==== Dataset content ====
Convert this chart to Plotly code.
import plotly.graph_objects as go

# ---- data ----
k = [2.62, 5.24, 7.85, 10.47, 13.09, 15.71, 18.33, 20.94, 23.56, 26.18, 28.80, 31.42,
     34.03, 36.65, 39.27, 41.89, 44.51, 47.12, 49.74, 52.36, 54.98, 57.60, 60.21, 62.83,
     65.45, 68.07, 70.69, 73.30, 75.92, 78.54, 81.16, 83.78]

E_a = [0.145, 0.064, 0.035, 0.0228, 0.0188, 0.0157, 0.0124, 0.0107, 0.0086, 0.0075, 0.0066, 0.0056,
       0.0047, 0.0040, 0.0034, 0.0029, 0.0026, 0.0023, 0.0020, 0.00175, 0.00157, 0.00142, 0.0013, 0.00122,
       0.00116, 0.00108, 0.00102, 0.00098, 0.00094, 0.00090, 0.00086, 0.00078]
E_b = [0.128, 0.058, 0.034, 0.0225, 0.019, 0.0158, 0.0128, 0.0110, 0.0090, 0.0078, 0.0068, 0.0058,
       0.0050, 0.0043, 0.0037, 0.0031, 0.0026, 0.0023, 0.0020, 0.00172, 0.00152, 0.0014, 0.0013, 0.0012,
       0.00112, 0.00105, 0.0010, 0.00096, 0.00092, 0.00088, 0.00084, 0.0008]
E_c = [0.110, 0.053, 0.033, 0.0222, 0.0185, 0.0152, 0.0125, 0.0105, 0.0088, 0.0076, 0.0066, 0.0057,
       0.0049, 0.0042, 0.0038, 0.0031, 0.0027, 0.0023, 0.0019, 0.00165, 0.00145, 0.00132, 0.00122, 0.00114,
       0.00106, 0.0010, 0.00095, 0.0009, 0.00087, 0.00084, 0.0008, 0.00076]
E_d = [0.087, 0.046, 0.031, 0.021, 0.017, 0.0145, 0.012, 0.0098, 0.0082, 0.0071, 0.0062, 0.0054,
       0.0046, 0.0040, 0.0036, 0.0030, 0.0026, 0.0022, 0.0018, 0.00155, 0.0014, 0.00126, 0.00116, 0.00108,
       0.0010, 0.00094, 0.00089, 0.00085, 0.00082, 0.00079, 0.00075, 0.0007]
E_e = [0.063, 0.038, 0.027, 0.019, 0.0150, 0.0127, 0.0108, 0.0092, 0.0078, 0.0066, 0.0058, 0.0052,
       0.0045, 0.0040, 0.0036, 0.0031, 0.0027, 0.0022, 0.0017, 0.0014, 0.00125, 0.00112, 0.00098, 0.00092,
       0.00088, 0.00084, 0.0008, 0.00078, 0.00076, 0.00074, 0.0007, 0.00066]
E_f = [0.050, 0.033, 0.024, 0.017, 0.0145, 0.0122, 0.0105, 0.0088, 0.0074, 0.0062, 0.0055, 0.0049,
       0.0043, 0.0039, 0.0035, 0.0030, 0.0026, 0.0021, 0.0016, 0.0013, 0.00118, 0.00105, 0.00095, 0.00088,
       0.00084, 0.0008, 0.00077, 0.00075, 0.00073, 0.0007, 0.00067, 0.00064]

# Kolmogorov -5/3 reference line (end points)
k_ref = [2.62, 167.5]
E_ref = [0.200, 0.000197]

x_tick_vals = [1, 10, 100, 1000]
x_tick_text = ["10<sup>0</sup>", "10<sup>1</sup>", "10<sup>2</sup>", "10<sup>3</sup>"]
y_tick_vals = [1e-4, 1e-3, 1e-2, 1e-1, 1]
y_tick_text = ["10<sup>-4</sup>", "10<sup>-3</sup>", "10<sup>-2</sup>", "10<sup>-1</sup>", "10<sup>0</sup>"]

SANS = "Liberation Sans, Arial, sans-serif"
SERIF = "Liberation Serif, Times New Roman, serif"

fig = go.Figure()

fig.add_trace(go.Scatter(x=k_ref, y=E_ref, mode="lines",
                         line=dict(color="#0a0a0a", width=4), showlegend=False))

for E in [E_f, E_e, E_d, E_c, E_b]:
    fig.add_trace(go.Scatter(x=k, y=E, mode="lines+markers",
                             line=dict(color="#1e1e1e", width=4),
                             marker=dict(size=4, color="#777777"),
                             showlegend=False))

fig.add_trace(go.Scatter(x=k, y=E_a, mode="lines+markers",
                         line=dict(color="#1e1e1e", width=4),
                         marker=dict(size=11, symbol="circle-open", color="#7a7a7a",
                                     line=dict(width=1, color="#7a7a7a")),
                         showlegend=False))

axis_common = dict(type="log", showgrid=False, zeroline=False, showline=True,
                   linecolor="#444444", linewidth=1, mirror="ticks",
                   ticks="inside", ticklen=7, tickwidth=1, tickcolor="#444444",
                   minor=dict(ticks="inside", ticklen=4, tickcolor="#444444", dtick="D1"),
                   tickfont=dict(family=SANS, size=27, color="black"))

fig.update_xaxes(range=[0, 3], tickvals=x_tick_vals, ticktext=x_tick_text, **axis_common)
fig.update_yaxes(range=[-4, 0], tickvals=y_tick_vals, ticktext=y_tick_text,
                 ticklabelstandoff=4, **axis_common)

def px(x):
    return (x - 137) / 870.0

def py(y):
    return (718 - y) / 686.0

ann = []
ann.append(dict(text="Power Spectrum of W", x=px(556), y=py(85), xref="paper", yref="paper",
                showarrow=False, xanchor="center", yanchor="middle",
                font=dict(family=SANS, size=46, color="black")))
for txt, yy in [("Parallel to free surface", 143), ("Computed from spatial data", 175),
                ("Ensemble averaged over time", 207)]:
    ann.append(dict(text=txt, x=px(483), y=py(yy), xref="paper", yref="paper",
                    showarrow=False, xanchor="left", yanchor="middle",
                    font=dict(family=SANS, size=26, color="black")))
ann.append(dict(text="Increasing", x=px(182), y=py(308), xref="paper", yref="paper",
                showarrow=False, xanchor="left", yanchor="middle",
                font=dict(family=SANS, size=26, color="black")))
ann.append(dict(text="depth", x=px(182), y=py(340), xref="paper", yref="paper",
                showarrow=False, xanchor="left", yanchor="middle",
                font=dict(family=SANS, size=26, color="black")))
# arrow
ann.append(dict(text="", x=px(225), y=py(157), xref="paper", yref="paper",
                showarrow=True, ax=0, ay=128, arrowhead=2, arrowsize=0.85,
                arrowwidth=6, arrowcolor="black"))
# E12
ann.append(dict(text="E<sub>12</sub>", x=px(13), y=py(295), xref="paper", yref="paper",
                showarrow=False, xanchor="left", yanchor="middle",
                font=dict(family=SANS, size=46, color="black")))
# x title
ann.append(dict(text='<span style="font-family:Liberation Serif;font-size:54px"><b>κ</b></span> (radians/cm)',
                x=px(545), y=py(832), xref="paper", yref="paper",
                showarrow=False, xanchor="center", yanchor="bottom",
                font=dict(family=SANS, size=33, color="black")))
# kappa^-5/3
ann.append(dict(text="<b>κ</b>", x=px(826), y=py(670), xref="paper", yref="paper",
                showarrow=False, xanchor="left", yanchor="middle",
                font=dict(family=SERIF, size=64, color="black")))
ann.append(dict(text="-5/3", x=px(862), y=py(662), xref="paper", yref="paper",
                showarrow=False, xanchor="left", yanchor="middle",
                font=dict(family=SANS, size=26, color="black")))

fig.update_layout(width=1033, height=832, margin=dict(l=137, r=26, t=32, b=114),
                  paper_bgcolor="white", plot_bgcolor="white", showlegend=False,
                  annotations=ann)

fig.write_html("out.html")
====
Task description
From the first line of the data above to the line holding "65.45, 68.07, 70.69, 73.30, 75.92, 78.54, 81.16, 83.78]", reproduce each line exactly; emit no other lines.

Expected answer
Convert this chart to Plotly code.
import plotly.graph_objects as go

# ---- data ----
k = [2.62, 5.24, 7.85, 10.47, 13.09, 15.71, 18.33, 20.94, 23.56, 26.18, 28.80, 31.42,
     34.03, 36.65, 39.27, 41.89, 44.51, 47.12, 49.74, 52.36, 54.98, 57.60, 60.21, 62.83,
     65.45, 68.07, 70.69, 73.30, 75.92, 78.54, 81.16, 83.78]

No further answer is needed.